Passage: "The Eiffel Tower is a wrought-iron lattice tower on the Champ de Mars
in Paris, France. It is named after the engineer Gustave Eiffel, whose company
designed and built the tower. Constructed from 1887 to 1889..."

Question: "Is the Eiffel Tower in France?"
Answer: Yes/True

Question: "Was the Eiffel Tower built in the 21st century?"
Answer: No/False

Why it's challenging:

  • Requires careful reading comprehension
  • Questions can be tricky or indirect
  • Need to distinguish explicit vs. implicit information
  • Must avoid making unwarranted inferences
  • Real-world questions (not synthetic)

Performance levels:

  • Random guessing: 50%
  • Humans: 89%
  • BERT-Large: 77.4%
  • RoBERTa: 87.1%
  • GPT-3: 76.4%
  • GPT-4: 86.9%
  • Claude 3 Opus: 87.5%
  • Claude 3.5 Sonnet: 91.0%
  • ChatGPT o1: 89.5%

Question types:

  • Factual: Direct facts from the passage
  • Inferential: Requires reasoning from passage
  • Temporal: About time and dates
  • Causal: About cause and effect
  • Comparative: About comparisons

Research:

  • "BoolQ: Exploring the Surprising Difficulty of Natural Yes/No Questions" (Clark et al., 2019)
  • https://arxiv.org/abs/1905.10044
  • Dataset: 15,942 questions from Google search queries
  • Part of SuperGLUE benchmark suite

Constructors

BoolQBenchmark()

public BoolQBenchmark()

Properties

BenchmarkName

Gets the name of this benchmark.

public string BenchmarkName { get; }

Property Value

string

Description

Gets a description of what this benchmark measures.

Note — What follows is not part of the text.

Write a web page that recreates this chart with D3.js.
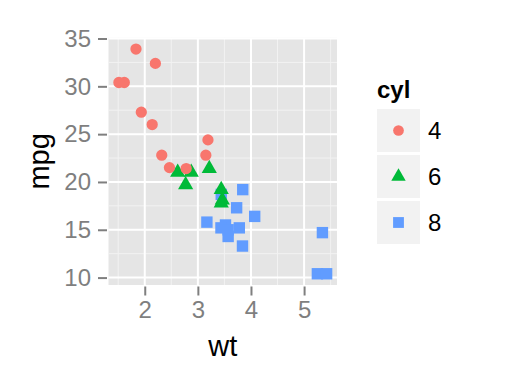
<!DOCTYPE html>
<html>
<head>
	<meta charset="utf-8">
	<title>mtcars wt vs mpg</title>
	<script src="https://d3js.org/d3.v7.min.js"></script>
	<style>
		body { margin: 0; background: #fff; }
		text { font-family: "Liberation Sans", Arial, sans-serif; }
	</style>
</head>
<body>
	<div class="chart"></div>

	<script type="text/javascript">
		// data (mtcars: wt, mpg, cyl), in row order so overlap matches
		const wt = [2.620, 2.875, 2.320, 3.215, 3.440, 3.460, 3.570, 3.190, 3.150, 3.440, 3.440,
			4.070, 3.730, 3.780, 5.250, 5.424, 5.345, 2.200, 1.615, 1.835, 2.465, 3.520, 3.435,
			3.840, 3.845, 1.935, 2.140, 1.513, 3.170, 2.770, 3.570, 2.780]
		const mpg = [21.0, 21.0, 22.8, 21.4, 18.7, 18.1, 14.3, 24.4, 22.8, 19.2, 17.8,
			16.4, 17.3, 15.2, 10.4, 10.4, 14.7, 32.4, 30.4, 33.9, 21.5, 15.5, 15.2,
			13.3, 19.2, 27.3, 26.0, 30.4, 15.8, 19.7, 15.0, 21.4]
		const cyl = [6, 6, 4, 6, 8, 6, 8, 4, 4, 6, 6,
			8, 8, 8, 8, 8, 8, 4, 4, 4, 4, 8, 8,
			8, 8, 4, 4, 4, 8, 6, 8, 4]
		const cylLevels = [4, 6, 8]
		const xTicks = [2, 3, 4, 5]
		const yTicks = [10, 15, 20, 25, 30, 35]

		const width = 518
		const height = 384
		const panel = { left: 108.5, right: 337, top: 37.8, bottom: 285 }

		const svg = d3.select('.chart').append('svg')
			.attr('width', width)
			.attr('height', height)

		// ggplot style 5% expansion
		const xExt = d3.extent(wt), yExt = d3.extent(mpg)
		const xPad = (xExt[1] - xExt[0]) * 0.05, yPad = (yExt[1] - yExt[0]) * 0.05

		const xScale = d3.scaleLinear()
			.domain([xExt[0] - xPad, xExt[1] + xPad])
			.range([panel.left, panel.right])
		const yScale = d3.scaleLinear()
			.domain([yExt[0] - yPad, yExt[1] + yPad])
			.range([panel.bottom, panel.top])

		const color = d3.scaleOrdinal().domain(cylLevels).range(['#F8766D', '#00BA38', '#619CFF'])
		const shape = d3.scaleOrdinal().domain(cylLevels)
			.range([d3.symbolCircle, d3.symbolTriangle, d3.symbolSquare])
		const size = d3.scaleOrdinal().domain(cylLevels).range([100, 100, 130])

		// panel
		svg.append('rect')
			.attr('x', panel.left).attr('y', panel.top)
			.attr('width', panel.right - panel.left)
			.attr('height', panel.bottom - panel.top)
			.attr('fill', '#E5E5E5')

		const minorX = xTicks.map(d => d - 0.5).concat([xTicks[xTicks.length - 1] + 0.5])
		const minorY = yTicks.slice(1).map(d => d - 2.5)

		const grid = svg.append('g')
		grid.selectAll('.mx').data(minorX).join('line')
			.attr('x1', d => xScale(d)).attr('x2', d => xScale(d))
			.attr('y1', panel.top).attr('y2', panel.bottom)
			.attr('stroke', '#F2F2F2').attr('stroke-width', 1)
		grid.selectAll('.my').data(minorY).join('line')
			.attr('y1', d => yScale(d)).attr('y2', d => yScale(d))
			.attr('x1', panel.left).attr('x2', panel.right)
			.attr('stroke', '#F2F2F2').attr('stroke-width', 1)
		grid.selectAll('.gx').data(xTicks).join('line')
			.attr('x1', d => xScale(d)).attr('x2', d => xScale(d))
			.attr('y1', panel.top).attr('y2', panel.bottom)
			.attr('stroke', '#fff').attr('stroke-width', 2)
		grid.selectAll('.gy').data(yTicks).join('line')
			.attr('y1', d => yScale(d)).attr('y2', d => yScale(d))
			.attr('x1', panel.left).attr('x2', panel.right)
			.attr('stroke', '#fff').attr('stroke-width', 2)

		// axes
		const xAxis = d3.axisBottom(xScale).tickValues(xTicks).tickFormat(d3.format('d'))
			.tickSize(9).tickPadding(5)
		const yAxis = d3.axisLeft(yScale).tickValues(yTicks).tickFormat(d3.format('d'))
			.tickSize(9).tickPadding(7)

		svg.append('g')
			.attr('transform', `translate(0, ${panel.bottom + 1.5})`)
			.call(xAxis)
			.call(g => g.select('.domain').remove())
		svg.append('g')
			.attr('transform', `translate(${panel.left - 1.5}, 0)`)
			.call(yAxis)
			.call(g => g.select('.domain').remove())

		svg.selectAll('.tick line').attr('stroke', '#7F7F7F').attr('stroke-width', 2)
		svg.selectAll('.tick text')
			.attr('fill', '#7F7F7F')
			.style('font-size', '24px')
			.style('font-family', '"Liberation Sans", Arial, sans-serif')

		// points
		svg.append('g').selectAll('path')
			.data(wt.map((d, i) => ({ wt: d, mpg: mpg[i], cyl: cyl[i] })))
			.join('path')
			.attr('transform', d => `translate(${xScale(d.wt)}, ${yScale(d.mpg)})`)
			.attr('d', d => d3.symbol().type(shape(d.cyl)).size(size(d.cyl))())
			.attr('fill', d => color(d.cyl))

		// axis titles
		svg.append('text')
			.attr('x', (panel.left + panel.right) / 2)
			.attr('y', 356)
			.attr('text-anchor', 'middle')
			.style('font-size', '29px')
			.text('wt')
		svg.append('text')
			.attr('transform', `translate(49, ${(panel.top + panel.bottom) / 2}) rotate(-90)`)
			.attr('text-anchor', 'middle')
			.style('font-size', '29px')
			.text('mpg')

		// legend
		const legend = svg.append('g').attr('transform', 'translate(377, 0)')
		legend.append('text')
			.attr('x', 0).attr('y', 98)
			.style('font-size', '24px')
			.style('font-weight', 'bold')
			.text('cyl')

		const keys = legend.selectAll('.key').data(cylLevels).join('g')
			.attr('transform', (d, i) => `translate(0, ${109 + i * 46})`)
		keys.append('rect')
			.attr('width', 43).attr('height', 43)
			.attr('fill', '#F2F2F2')
		keys.append('path')
			.attr('transform', 'translate(21.5, 21.5)')
			.attr('d', d => d3.symbol().type(shape(d)).size(size(d) * 0.9)())
			.attr('fill', d => color(d))
		keys.append('text')
			.attr('x', 51).attr('y', 21.5)
			.attr('dy', '0.36em')
			.style('font-size', '24px')
			.text(d => d)
	</script>
</body>
</html>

public string Description { get; }

Property Value

string

TotalProblems

Gets the total number of problems in this benchmark.

public int TotalProblems { get; }

Property Value

int

Methods

EvaluateAsync(Func<string, Task<string>>, int?, CancellationToken)

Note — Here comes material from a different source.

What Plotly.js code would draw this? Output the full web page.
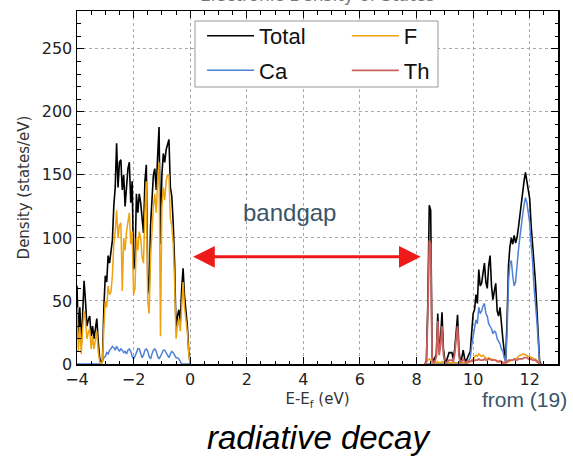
<!DOCTYPE html>
<html>
<head>
<meta charset="utf-8">
<script src="https://cdn.plot.ly/plotly-3.0.1.min.js"></script>
<style>html,body{margin:0;padding:0;background:#fff;}#chart{width:573px;height:456px;}</style>
</head>
<body>
<div id="chart"></div>
<script>
// Energy grids (eV), sampled every 0.05 eV
function grid(start, step, n) { var a = []; for (var i = 0; i < n; i++) a.push(Math.round((start + i * step) * 100) / 100); return a; }
var energyValence = grid(-4.00, 0.05, 81);     // -4.00 ... 0.00
var energyConduction = grid(8.30, 0.05, 83);   // 8.30 ... 12.40

// Valence band DOS (states/eV)
var totalValence = [62,20,45,15,40,66,50,30,35,38,
  22,30,20,28,36,18,5,0,3,45,
  70,65,86,80,90,98,125,140,175,140,
  160,162,138,150,125,140,155,160,128,145,
  75,80,135,120,135,128,115,104,145,158,
  70,56,110,133,150,155,138,165,188,95,
  150,167,160,170,175,178,140,133,112,80,
  27,38,43,33,60,76,54,43,30,10,
  0];
var fValence = [45,10,30,8,28,42,35,20,25,28,
  12,22,12,20,26,10,2,0,2,30,
  50,45,62,55,57,70,95,105,122,100,
  110,112,58,100,90,105,115,120,95,105,
  55,60,100,90,105,100,85,80,120,145,
  50,40,85,110,125,135,120,145,160,22,
  125,140,130,145,150,150,115,110,95,65,
  20,30,36,26,50,65,45,36,25,8,
  0];
var caValence = [0,0,0,0,0,0,0,0,0,0,
  0,0,0,0,0,0,0,0,2,5,
  6,9,8,11,12,14,13,11,14,12,
  10,12,11,9,10,8,11,12,10,6,
  4,6,10,12,12,9,5,7,11,12,
  10,6,4,8,11,12,10,6,4,6,
  9,11,11,9,6,5,8,10,9,7,
  5,5,4,2,0,0,0,0,0,0,
  0];

// Conduction band DOS (states/eV)
var totalConduction = [0,3,49,126,122,6,2,5,8,40,
  10,20,41,12,3,2,5,9,9,9,
  4,12,25,39,10,2,5,11,4,2,
  5,8,10,25,40,43,55,48,75,62,
  64,72,80,65,60,78,86,62,51,58,
  64,42,38,45,30,20,10,3,35,78,
  93,100,95,102,96,100,108,118,130,136,
  145,152,146,138,131,110,96,75,66,45,
  25,2,0];
var thConduction = [0,2,40,98,95,4,1,2,6,34,
  7,15,30,8,1,1,2,3,3,3,
  2,8,20,30,6,1,2,4,2,1,
  2,2,2,3,2,3,3,3,4,3,
  3,3,4,3,3,4,4,3,3,3,
  3,2,2,2,2,1,1,1,2,3,
  3,3,3,4,3,3,4,4,4,4,
  5,5,5,4,4,4,3,3,3,2,
  1,0,0];
var caConduction = [0,0,0,0,0,0,0,0,0,0,
  0,0,0,0,0,0,0,0,0,0,
  0,0,0,0,0,0,0,0,0,0,
  1,3,5,15,22,28,35,32,45,40,
  42,46,48,40,38,32,30,28,24,26,
  25,20,18,16,12,10,5,1,25,65,
  80,82,70,62,65,80,90,100,112,118,
  126,132,128,120,112,95,82,62,50,35,
  18,1,0];
var fConduction = [0,1,3,4,3,1,1,1,1,2,
  1,1,2,1,1,1,1,1,1,1,
  1,1,1,1,1,1,1,1,1,1,
  1,1,2,2,4,6,7,6,8,7,
  6,7,6,5,4,5,4,3,4,3,
  3,2,2,3,2,1,1,1,1,2,
  2,3,3,4,4,5,6,7,7,8,
  8,7,7,6,6,5,5,4,4,3,
  2,0,0];

var seriesNames = ['Total', 'Ca', 'F', 'Th'];
var xTicks = [-4, -2, 0, 2, 4, 6, 8, 10, 12];
var yTicks = [0, 50, 100, 150, 200, 250];
var bandgapEdges = [0.05, 8.15];
var bandgapLevel = 85;

function join(a, b) { return a.concat([null], b); }

var traces = [
  {name: seriesNames[0], x: join(energyValence, energyConduction), y: join(totalValence, totalConduction),
   type: 'scatter', mode: 'lines', line: {color: '#000000', width: 1.6}, legend: 'legend', legendgroup: 'g1', legendrank: 1},
  {name: seriesNames[1], x: join(energyValence, energyConduction), y: join(caValence, caConduction),
   type: 'scatter', mode: 'lines', line: {color: '#4f82d6', width: 1.5}, legend: 'legend', legendgroup: 'g2', legendrank: 2},
  {name: seriesNames[2], x: join(energyValence, energyConduction), y: join(fValence, fConduction),
   type: 'scatter', mode: 'lines', line: {color: '#f0a20c', width: 1.5}, legend: 'legend2', legendgroup: 'g3', legendrank: 1},
  {name: seriesNames[3], x: energyConduction, y: thConduction,
   type: 'scatter', mode: 'lines', line: {color: '#c9605e', width: 1.8}, legend: 'legend2', legendgroup: 'g4', legendrank: 2}
];

var axisCommon = {
  showline: true, linecolor: '#000', linewidth: 1.5, mirror: 'allticks',
  ticks: 'inside', ticklen: 7, tickwidth: 1, tickcolor: '#000',
  showgrid: true, gridcolor: '#a8a8a8', griddash: 'dot', gridwidth: 1,
  zeroline: false,
  tickfont: {family: 'DejaVu Sans', size: 16, color: '#222'}
};

var legendCommon = {
  orientation: 'v', xanchor: 'left', yanchor: 'top', y: 0.989,
  bgcolor: 'rgba(0,0,0,0)', borderwidth: 0,
  font: {family: 'Liberation Sans', size: 22, color: '#111'},
  itemwidth: 47, tracegroupgap: 3, traceorder: 'grouped'
};

var layout = {
  width: 573, height: 456,
  margin: {l: 77, r: 15, t: 11, b: 92},
  paper_bgcolor: '#fff', plot_bgcolor: '#fff',
  showlegend: true,
  xaxis: Object.assign({}, axisCommon, {
    range: [-4, 13], tickvals: xTicks,
    minor: {ticks: 'inside', ticklen: 3.5, dtick: 0.5, tick0: 0, tickcolor: '#000', showgrid: false},
    title: {text: 'E-E<sub>f</sub> (eV)', font: {family: 'DejaVu Sans', size: 15, color: '#333'}, standoff: 6}
  }),
  yaxis: Object.assign({}, axisCommon, {
    range: [0, 280], tickvals: yTicks,
    minor: {ticks: 'inside', ticklen: 3.5, dtick: 10, tick0: 0, tickcolor: '#000', showgrid: false},
    title: {text: 'Density (states/eV)', font: {family: 'DejaVu Sans', size: 15, color: '#333'}, standoff: 8}
  }),
  legend: Object.assign({}, legendCommon, {x: 0.26}),
  legend2: Object.assign({}, legendCommon, {x: 0.561}),
  shapes: [
    {type: 'rect', xref: 'paper', yref: 'paper', x0: 0.2453, x1: 0.7505, y0: 0.7847, y1: 0.9717,
     layer: 'above', fillcolor: '#ffffff', line: {color: '#999', width: 1}}
  ],
  annotations: [
    {xref: 'paper', yref: 'paper', x: 0.5, y: 1.045, xanchor: 'center', yanchor: 'middle', showarrow: false,
     text: 'Electronic Density of States', font: {family: 'DejaVu Sans', size: 17, color: '#777'}},
    {xref: 'x', yref: 'y', axref: 'x', ayref: 'y', x: bandgapEdges[1], y: bandgapLevel, ax: bandgapEdges[0], ay: bandgapLevel,
     text: '', showarrow: true, arrowside: 'end+start', arrowhead: 2, startarrowhead: 2,
     arrowsize: 1.45, startarrowsize: 1.45, arrowwidth: 3, arrowcolor: '#ee1a1a'},
    {xref: 'x', yref: 'y', x: 3.5, y: 120, showarrow: false, text: 'bandgap',
     font: {family: 'Liberation Sans', size: 24, color: '#3a5569'}},
    {xref: 'paper', yref: 'paper', x: 0.931, y: -0.1, xanchor: 'center', yanchor: 'middle', showarrow: false,
     text: 'from (19)', font: {family: 'Liberation Sans', size: 21, color: '#3a5569'}},
    {xref: 'paper', yref: 'paper', x: 0.503, y: -0.207, xanchor: 'center', yanchor: 'middle', showarrow: false,
     text: '<i>radiative decay</i>', font: {family: 'Liberation Sans', size: 33, color: '#000'}}
  ]
};

Plotly.newPlot('chart', traces, layout, {displayModeBar: false, staticPlot: true});
</script>
</body>
</html>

Evaluates a reasoning strategy on this benchmark.

public Task<BenchmarkResult<T>> EvaluateAsync(Func<string, Task<string>> evaluateFunction, int? sampleSize = null, CancellationToken cancellationToken = default)

Parameters

evaluateFunction Func<string, Task<string>>

Function that takes a problem and returns an answer.

sampleSize int?

Number of problems to evaluate (null for all).

cancellationToken CancellationToken

Cancellation token.

Returns

Task<BenchmarkResult<T>>

Benchmark results with accuracy and detailed metrics.

Remarks

For Beginners: This runs the benchmark by: 1. Selecting problems (either all or a random sample) 2. Asking the reasoning system to solve each one 3. Comparing answers to the correct solutions 4. Calculating accuracy and other metrics

The evaluateFunction is your reasoning system - it takes a problem string and returns an answer string.

LoadProblemsAsync(int?)

Loads benchmark problems (for inspection or custom evaluation).

public Task<List<BenchmarkProblem>> LoadProblemsAsync(int? count = null)

Parameters

count int?

Number of problems to load (null for all).

Returns

Task<List<BenchmarkProblem>>

List of benchmark problems.

Remarks

For Beginners: Returns the actual problems and their correct answers so you can inspect them or run custom evaluations.